Chris Shirling-Rooke, chief executive of Mersey Martime which represents hundreds of businesses in Liverpool city region’s £4bn maritime sector believes the paper’s vision to “resonates strongly” with the work of a regional cluster organisations.

“Mersey Maritime has long championed the needs, aspirations and opportunities that coastal communities represent both for the regional economy in which we sit and indeed the nation as a whole,” he said. “We welcome the publication of this much anticipated flagship government policy paper but we’d like to see it go further and to put coastal areas at its heart.

“To be truly meaningful and transformational, levelling-up can’t just be about a narrow north/south or urban/rural perspective. We know that our coastal towns and cities are amongst the most deprived communities across the country and that the life chances of people who live in them can often be considerably worse than in other areas.

“Young people often don’t see the coast as being somewhere where they can get the best possible start in life, secure a great job and contribute to the regional economy by living and working there in the long term. It doesn’t have to be that way.

“That’s why we’d like to see greater emphasis from the government on the need to respond to the unique challenges faced by the coast but with an understanding that there is an industry ready and waiting to help lead the change we all want to see.

“Mersey Maritime was proud to play it’s part in the publication of a Coastal Powerhouse Manifesto, launched at London International Shipping Week last September, in collaboration with our key partners, Maritime UK and a range of others. This practical and oven-ready paper sets out how we can grow the maritime sector in coastal economies and realise the ambition that the Levelling-Up White Paper aspires towards.”

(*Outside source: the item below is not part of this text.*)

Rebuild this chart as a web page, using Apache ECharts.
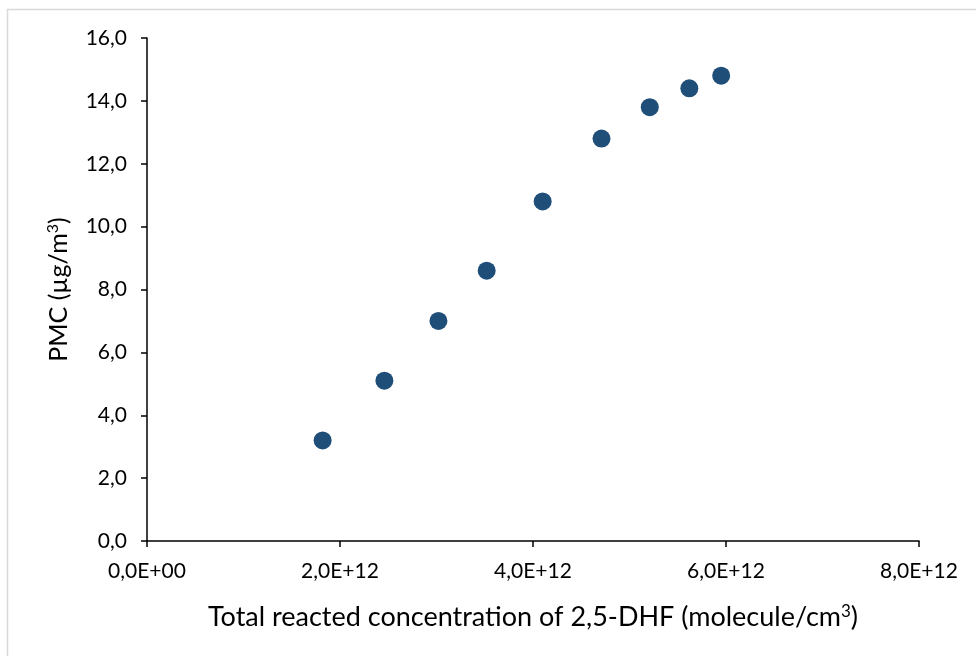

Michael Sandys, Liverpool city region lead for the Federation of Small Businesses agreed businesses needed more clarity and support if they are to play their part in Levelling Up local communities.

He explained: “To ensure Levelling Up is a success, small businesses must be front and centre, with improvements made to connectivity, business support and skills development across the UK.

“The focus that the Government has put on locality, rejuvenating town centres and high streets, where the majority of businesses are small, is welcome.  However, the devil will be in the delivery. In the towns and areas of the country where it is most important to level up, small businesses are not short of ambition and want to flourish and grow.

“Our research shows half of small business owners in these ‘less favoured areas’ are striving to become a business leader in their community. They need significant support if we are to make meaningful changes to communities and tackle regional inequalities.”